# Instructions to follow:
Transcribe all of the material exactly. Any picture in it should be left out.
-- start Records shown --
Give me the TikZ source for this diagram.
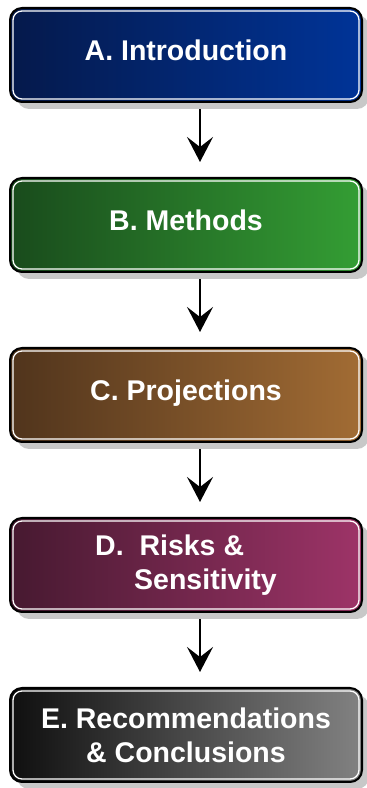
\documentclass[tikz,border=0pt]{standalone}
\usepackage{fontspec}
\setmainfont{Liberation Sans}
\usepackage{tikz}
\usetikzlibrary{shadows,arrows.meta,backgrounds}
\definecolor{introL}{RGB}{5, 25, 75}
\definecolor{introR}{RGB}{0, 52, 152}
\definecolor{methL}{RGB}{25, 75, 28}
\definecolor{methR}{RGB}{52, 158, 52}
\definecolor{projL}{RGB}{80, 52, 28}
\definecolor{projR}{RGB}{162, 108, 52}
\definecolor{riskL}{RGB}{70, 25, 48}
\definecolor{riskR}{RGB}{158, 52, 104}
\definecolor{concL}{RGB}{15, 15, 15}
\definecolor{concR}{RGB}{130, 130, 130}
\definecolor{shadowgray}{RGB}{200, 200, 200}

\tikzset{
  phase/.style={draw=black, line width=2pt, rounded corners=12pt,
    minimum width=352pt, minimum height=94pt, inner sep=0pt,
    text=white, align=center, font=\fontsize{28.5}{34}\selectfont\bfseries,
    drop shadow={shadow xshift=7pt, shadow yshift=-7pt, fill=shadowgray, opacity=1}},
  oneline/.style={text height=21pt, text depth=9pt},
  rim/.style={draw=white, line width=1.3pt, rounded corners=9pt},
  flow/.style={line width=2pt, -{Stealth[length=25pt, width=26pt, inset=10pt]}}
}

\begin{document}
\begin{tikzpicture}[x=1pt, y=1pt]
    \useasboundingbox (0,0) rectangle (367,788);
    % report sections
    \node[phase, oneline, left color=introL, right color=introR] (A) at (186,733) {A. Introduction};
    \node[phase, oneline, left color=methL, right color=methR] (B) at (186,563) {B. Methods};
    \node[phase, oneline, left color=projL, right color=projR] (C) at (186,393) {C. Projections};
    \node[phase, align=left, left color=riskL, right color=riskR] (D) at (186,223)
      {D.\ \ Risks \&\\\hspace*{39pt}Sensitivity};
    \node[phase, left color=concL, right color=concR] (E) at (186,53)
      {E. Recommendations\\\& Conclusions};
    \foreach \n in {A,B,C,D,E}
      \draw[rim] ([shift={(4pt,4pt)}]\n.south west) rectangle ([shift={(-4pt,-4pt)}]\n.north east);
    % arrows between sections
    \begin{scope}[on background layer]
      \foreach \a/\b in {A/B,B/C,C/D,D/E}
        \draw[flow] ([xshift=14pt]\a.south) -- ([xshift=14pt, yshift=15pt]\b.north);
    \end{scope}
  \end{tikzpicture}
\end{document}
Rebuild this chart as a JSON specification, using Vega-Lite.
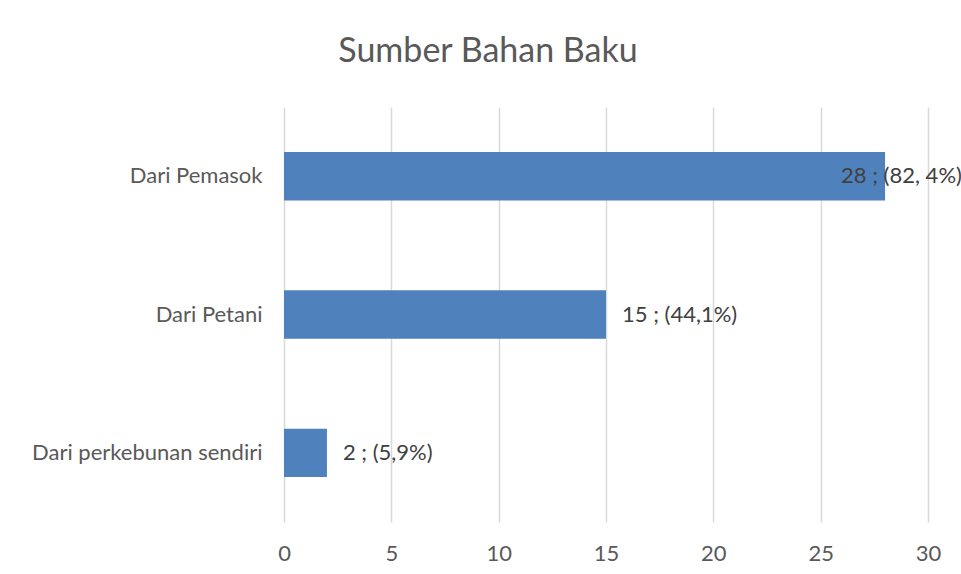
-- end Records shown --
# Written response:
Give me the TikZ source for this diagram.
\documentclass[tikz,border=0pt]{standalone}
\usepackage{fontspec}
\setmainfont{Liberation Sans}
\usepackage{tikz}
\usetikzlibrary{shadows,arrows.meta,backgrounds}
\definecolor{introL}{RGB}{5, 25, 75}
\definecolor{introR}{RGB}{0, 52, 152}
\definecolor{methL}{RGB}{25, 75, 28}
\definecolor{methR}{RGB}{52, 158, 52}
\definecolor{projL}{RGB}{80, 52, 28}
\definecolor{projR}{RGB}{162, 108, 52}
\definecolor{riskL}{RGB}{70, 25, 48}
\definecolor{riskR}{RGB}{158, 52, 104}
\definecolor{concL}{RGB}{15, 15, 15}
\definecolor{concR}{RGB}{130, 130, 130}
\definecolor{shadowgray}{RGB}{200, 200, 200}

\tikzset{
  phase/.style={draw=black, line width=2pt, rounded corners=12pt,
    minimum width=352pt, minimum height=94pt, inner sep=0pt,
    text=white, align=center, font=\fontsize{28.5}{34}\selectfont\bfseries,
    drop shadow={shadow xshift=7pt, shadow yshift=-7pt, fill=shadowgray, opacity=1}},
  oneline/.style={text height=21pt, text depth=9pt},
  rim/.style={draw=white, line width=1.3pt, rounded corners=9pt},
  flow/.style={line width=2pt, -{Stealth[length=25pt, width=26pt, inset=10pt]}}
}

\begin{document}
\begin{tikzpicture}[x=1pt, y=1pt]
    \useasboundingbox (0,0) rectangle (367,788);
    % report sections
    \node[phase, oneline, left color=introL, right color=introR] (A) at (186,733) {A. Introduction};
    \node[phase, oneline, left color=methL, right color=methR] (B) at (186,563) {B. Methods};
    \node[phase, oneline, left color=projL, right color=projR] (C) at (186,393) {C. Projections};
    \node[phase, align=left, left color=riskL, right color=riskR] (D) at (186,223)
      {D.\ \ Risks \&\\\hspace*{39pt}Sensitivity};
    \node[phase, left color=concL, right color=concR] (E) at (186,53)
      {E. Recommendations\\\& Conclusions};
    \foreach \n in {A,B,C,D,E}
      \draw[rim] ([shift={(4pt,4pt)}]\n.south west) rectangle ([shift={(-4pt,-4pt)}]\n.north east);
    % arrows between sections
    \begin{scope}[on background layer]
      \foreach \a/\b in {A/B,B/C,C/D,D/E}
        \draw[flow] ([xshift=14pt]\a.south) -- ([xshift=14pt, yshift=15pt]\b.north);
    \end{scope}
  \end{tikzpicture}
\end{document}
Rebuild this chart as a JSON specification, using Vega-Lite.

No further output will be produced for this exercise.